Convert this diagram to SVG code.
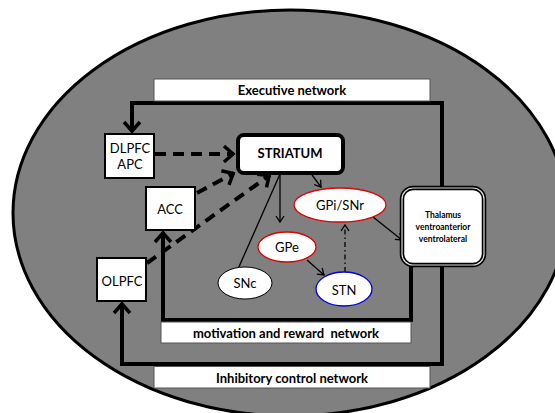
<svg xmlns="http://www.w3.org/2000/svg" width="555" height="413" viewBox="0 0 555 413">
<style>
.box{fill:#fff;stroke:#000;stroke-width:2}
.lab{fill:#fff;stroke:#555;stroke-width:1}
.t{font-family:Lato,"Liberation Sans",sans-serif;font-size:13px;fill:#000;text-anchor:middle;dominant-baseline:central}
.b{font-weight:bold}
.th{font-size:8.5px}
.thick{fill:none;stroke:#000;stroke-width:4;stroke-linejoin:miter}
.dash{fill:none;stroke:#000;stroke-width:4;stroke-dasharray:11 7}
.thin{fill:none;stroke:#000;stroke-width:1.3}
</style>
<defs>
<marker id="ch" viewBox="-14 -11 16 22" refX="0" refY="0" markerWidth="16" markerHeight="22" orient="auto" markerUnits="userSpaceOnUse">
<path d="M-10,-8 L-1,0 L-10,8" fill="none" stroke="#000" stroke-width="3.5"/>
</marker>
<marker id="ar" viewBox="-8 -6 10 12" refX="0" refY="0" markerWidth="10" markerHeight="12" orient="auto" markerUnits="userSpaceOnUse">
<path d="M-6,-4 L0,0 L-6,4" fill="none" stroke="#000" stroke-width="1.3"/>
</marker>
</defs>
<rect x="0" y="0" width="555" height="413" fill="#fff"/>
<ellipse cx="290" cy="213" rx="277" ry="203" fill="#808080" stroke="#000" stroke-width="3"/>

<g id="connectors">
<path class="thick" d="M442,188 L442,103 L132,103 L132,132" marker-end="url(#ch)"/>
<path class="thick" d="M411,265 L411,320 L163,320 L163,232" marker-end="url(#ch)"/>
<path class="thick" d="M442,265 L442,364 L122,364 L122,303" marker-end="url(#ch)"/>
<path class="dash" d="M155,154 L234,154" marker-end="url(#ch)"/>
<path class="dash" d="M197,193 L234,173" marker-end="url(#ch)"/>
<path class="dash" d="M147,263 L270,175" marker-end="url(#ch)"/>
<path class="thin" d="M312,175 L321,187" marker-end="url(#ar)"/>
<path class="thin" d="M280,174 L280,222" marker-end="url(#ar)"/>
<path class="thin" d="M238,269 L280,174"/>
<path class="thin" d="M307,260 L324,275" marker-end="url(#ar)"/>
<path class="thin" d="M345,272 L345,225" stroke-dasharray="5 3 1.5 3" marker-end="url(#ar)"/>
<path class="thin" d="M373,217 L402,240" marker-end="url(#ar)"/>
</g>

<g id="executive">
<rect class="lab" x="154" y="79" width="276" height="22"/>
<text class="t b" x="292" y="90">Executive network</text>
</g>
<g id="motivation">
<rect class="lab" x="161" y="322" width="250" height="21"/>
<text class="t b" x="286" y="333" xml:space="preserve">motivation and reward  network</text>
</g>
<g id="inhibitory">
<rect class="lab" x="154" y="366.5" width="276" height="21.5"/>
<text class="t b" x="292" y="378">Inhibitory control network</text>
</g>

<g id="dlpfc">
<rect class="box" x="105" y="134" width="49" height="44"/>
<text class="t" x="130" y="148">DLPFC</text>
<text class="t" x="130" y="164">APC</text>
</g>
<g id="acc">
<rect class="box" x="146" y="187" width="49" height="43"/>
<text class="t" x="170" y="209">ACC</text>
</g>
<g id="olpfc">
<rect class="box" x="97" y="258" width="49" height="43"/>
<text class="t" x="122" y="281">OLPFC</text>
</g>
<g id="striatum">
<rect x="238" y="135" width="105" height="38" rx="6" fill="#fff" stroke="#000" stroke-width="4"/>
<text class="t b" x="290" y="153">STRIATUM</text>
</g>
<g id="gpi">
<ellipse cx="340" cy="205" rx="46" ry="17" fill="#fff" stroke="#e00000" stroke-width="1.3"/>
<text class="t" x="340" y="205">GPi/SNr</text>
</g>
<g id="gpe">
<ellipse cx="287" cy="247" rx="29" ry="15" fill="#fff" stroke="#e00000" stroke-width="1.3"/>
<text class="t" x="287" y="247">GPe</text>
</g>
<g id="snc">
<ellipse cx="245" cy="283" rx="27" ry="16" fill="#fff" stroke="#000" stroke-width="1"/>
<text class="t" x="245" y="283">SNc</text>
</g>
<g id="stn">
<ellipse cx="344" cy="289" rx="28" ry="17" fill="#fff" stroke="#0000e0" stroke-width="1.3"/>
<text class="t" x="344" y="290">STN</text>
</g>
<g id="thalamus">
<rect x="402" y="188" width="82" height="77" rx="11" fill="#fff" stroke="#000" stroke-width="4.5"/>
<rect x="402" y="188" width="82" height="77" rx="11" fill="none" stroke="#ddd" stroke-width="1.2"/>
<text class="t b th" x="443" y="215">Thalamus</text>
<text class="t b th" x="443" y="227">ventroanterior</text>
<text class="t b th" x="443" y="239">ventrolateral</text>
</g>
</svg>
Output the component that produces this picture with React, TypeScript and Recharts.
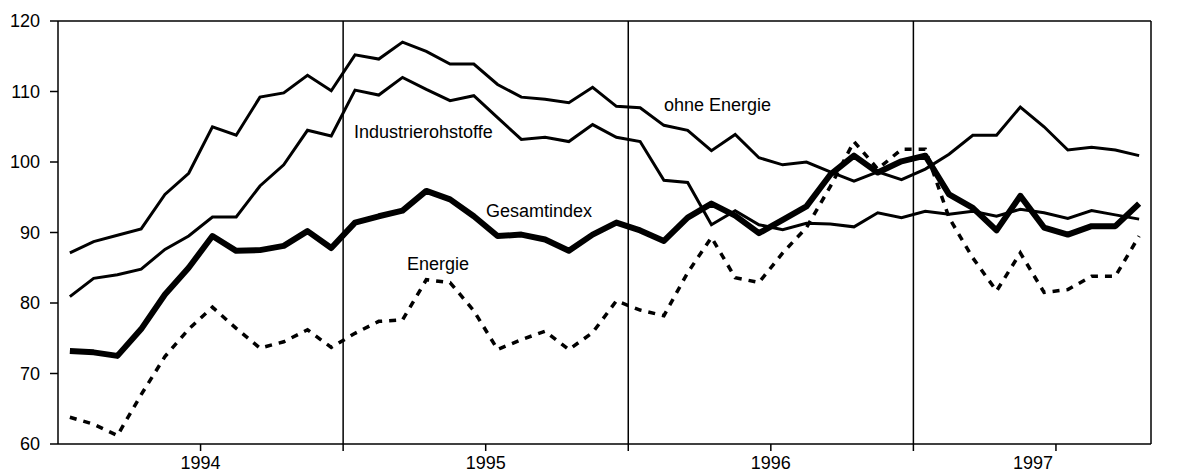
import { LineChart, Line, XAxis, YAxis, ReferenceLine } from "recharts"

const FONT = "'Liberation Sans', Arial, Helvetica, sans-serif"

// months Jan 1994 .. Oct 1997
const years = ["1994", "1995", "1996", "1997"]
const monthNames = ["Jan", "Feb", "Mar", "Apr", "May", "Jun", "Jul", "Aug", "Sep", "Oct", "Nov", "Dec"]
const months = years.flatMap((y) => monthNames.map((m) => `${m} ${y}`)).slice(0, 46)

// upper thin line
const industrierohstoffe = [
    87.1, 88.7, 89.6, 90.5, 95.4, 98.4, 105.0, 103.8, 109.2, 109.8, 112.3, 110.1,
    115.2, 114.6, 117.0, 115.7, 113.9, 113.9, 111.0, 109.2, 108.9, 108.4, 110.6, 107.9,
    107.7, 105.2, 104.5, 101.6, 103.9, 100.6, 99.6, 100.0, 98.6, 97.3, 98.6, 97.5,
    99.0, 101.1, 103.8, 103.8, 107.8, 105.0, 101.7, 102.1, 101.7, 100.9,
]

// lower thin line
const ohneEnergie = [
    80.9, 83.5, 84.0, 84.8, 87.6, 89.5, 92.2, 92.2, 96.6, 99.6, 104.5, 103.7,
    110.2, 109.5, 112.0, 110.3, 108.7, 109.4, 106.3, 103.2, 103.5, 102.9, 105.3, 103.5,
    102.9, 97.4, 97.1, 91.1, 93.1, 91.1, 90.4, 91.3, 91.2, 90.8, 92.8, 92.1,
    93.0, 92.6, 93.0, 92.3, 93.3, 92.8, 92.0, 93.1, 92.5, 91.9,
]

const gesamtindex = [
    73.2, 73.0, 72.5, 76.3, 81.2, 85.0, 89.5, 87.4, 87.5, 88.1, 90.2, 87.8,
    91.4, 92.3, 93.1, 95.9, 94.7, 92.3, 89.5, 89.7, 89.0, 87.4, 89.7, 91.4,
    90.3, 88.8, 92.1, 94.1, 92.4, 89.9, 91.8, 93.7, 98.2, 100.9, 98.5, 100.1,
    100.9, 95.4, 93.5, 90.3, 95.2, 90.7, 89.7, 90.9, 90.9, 94.1,
]

const energie = [
    63.8, 62.8, 61.2, 67.0, 72.4, 76.3, 79.4, 76.4, 73.6, 74.5, 76.2, 73.7,
    75.7, 77.4, 77.6, 83.3, 82.9, 78.9, 73.4, 74.8, 76.0, 73.4, 75.8, 80.3,
    79.0, 78.2, 84.3, 89.3, 83.6, 82.9, 87.1, 90.7, 96.5, 102.9, 99.0, 101.8,
    101.8, 92.1, 86.4, 81.7, 87.1, 81.5, 81.9, 83.8, 83.8, 89.5,
]

const yTicks = [60, 70, 80, 90, 100, 110, 120]
const xTicks = [6, 12, 18, 24, 30, 36, 42]
const yearLabels: Record<number, string> = { 6: "1994", 18: "1995", 30: "1996", 42: "1997" }
const yearBounds = [12, 24, 36]

const data = months.map((month, i) => ({
    month,
    pos: i + 0.5,
    industrierohstoffe: industrierohstoffe[i],
    ohneEnergie: ohneEnergie[i],
    gesamtindex: gesamtindex[i],
    energie: energie[i],
}))

function YearTick({ x, y, payload }: any) {
    const label = yearLabels[payload.value]
    if (!label) return <g />
    // the last year is only partly covered, its label sits left of its tick
    const dx = payload.value === 42 ? -23 : 0
    return (
        <text x={x + dx} y={y} dy="0.71em" textAnchor="middle" fontSize={18} fill="#000" fontFamily={FONT}>
            {label}
        </text>
    )
}

const labelStyle = { fontSize: 18, fill: "#000", fontFamily: FONT }

export default function App() {
    return (
        <div style={{ position: "absolute", left: 0, top: 0, background: "#fff" }}>
            <LineChart
                width={1194}
                height={473}
                data={data}
                margin={{ top: 21, right: 0, bottom: 0, left: 0 }}
                style={{ fontFamily: FONT }}
            >
                <XAxis
                    dataKey="pos"
                    type="number"
                    domain={[0, 46]}
                    ticks={xTicks}
                    interval={0}
                    height={29}
                    tickSize={7}
                    tickMargin={5}
                    tick={<YearTick />}
                    axisLine={{ stroke: "#000", strokeWidth: 1.5 }}
                    tickLine={{ stroke: "#000", strokeWidth: 1.5 }}
                />
                <YAxis
                    yAxisId="left"
                    domain={[60, 120]}
                    ticks={yTicks}
                    width={58}
                    tickSize={8}
                    tickMargin={10}
                    tick={{ fontSize: 18, fill: "#000", fontFamily: FONT }}
                    axisLine={{ stroke: "#000", strokeWidth: 1.5 }}
                    tickLine={{ stroke: "#000", strokeWidth: 1.5 }}
                />
                <YAxis
                    yAxisId="right"
                    orientation="right"
                    domain={[60, 120]}
                    ticks={yTicks}
                    width={43}
                    tickSize={6}
                    tickMargin={5}
                    tick={{ fontSize: 18, fill: "#000", fontFamily: FONT, textAnchor: "start" }}
                    axisLine={{ stroke: "#000", strokeWidth: 1.5 }}
                    tickLine={{ stroke: "#000", strokeWidth: 1.5 }}
                />
                <ReferenceLine yAxisId="left" y={120} stroke="#000" strokeWidth={1.5} />
                {yearBounds.map((b) => (
                    <ReferenceLine key={b} yAxisId="left" x={b} stroke="#000" strokeWidth={1.5} />
                ))}
                <Line
                    yAxisId="left"
                    dataKey="energie"
                    stroke="#000"
                    strokeWidth={3.5}
                    strokeDasharray="7 7"
                    dot={false}
                    isAnimationActive={false}
                />
                <Line
                    yAxisId="left"
                    dataKey="industrierohstoffe"
                    stroke="#000"
                    strokeWidth={3}
                    dot={false}
                    isAnimationActive={false}
                />
                <Line
                    yAxisId="left"
                    dataKey="ohneEnergie"
                    stroke="#000"
                    strokeWidth={3}
                    dot={false}
                    isAnimationActive={false}
                />
                <Line
                    yAxisId="left"
                    dataKey="gesamtindex"
                    stroke="#000"
                    strokeWidth={6}
                    strokeLinejoin="round"
                    dot={false}
                    isAnimationActive={false}
                />
                <text x={354} y={138} {...labelStyle}>Industrierohstoffe</text>
                <text x={664} y={111} {...labelStyle}>ohne Energie</text>
                <text x={486} y={217} {...labelStyle}>Gesamtindex</text>
                <text x={407} y={270} {...labelStyle}>Energie</text>
            </LineChart>
        </div>
    )
}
--*--
Go through the listing above and return every line where the word "this" occurs.

Convert this diagram to SVG code.
Output the component that produces this picture with React, TypeScript and Recharts.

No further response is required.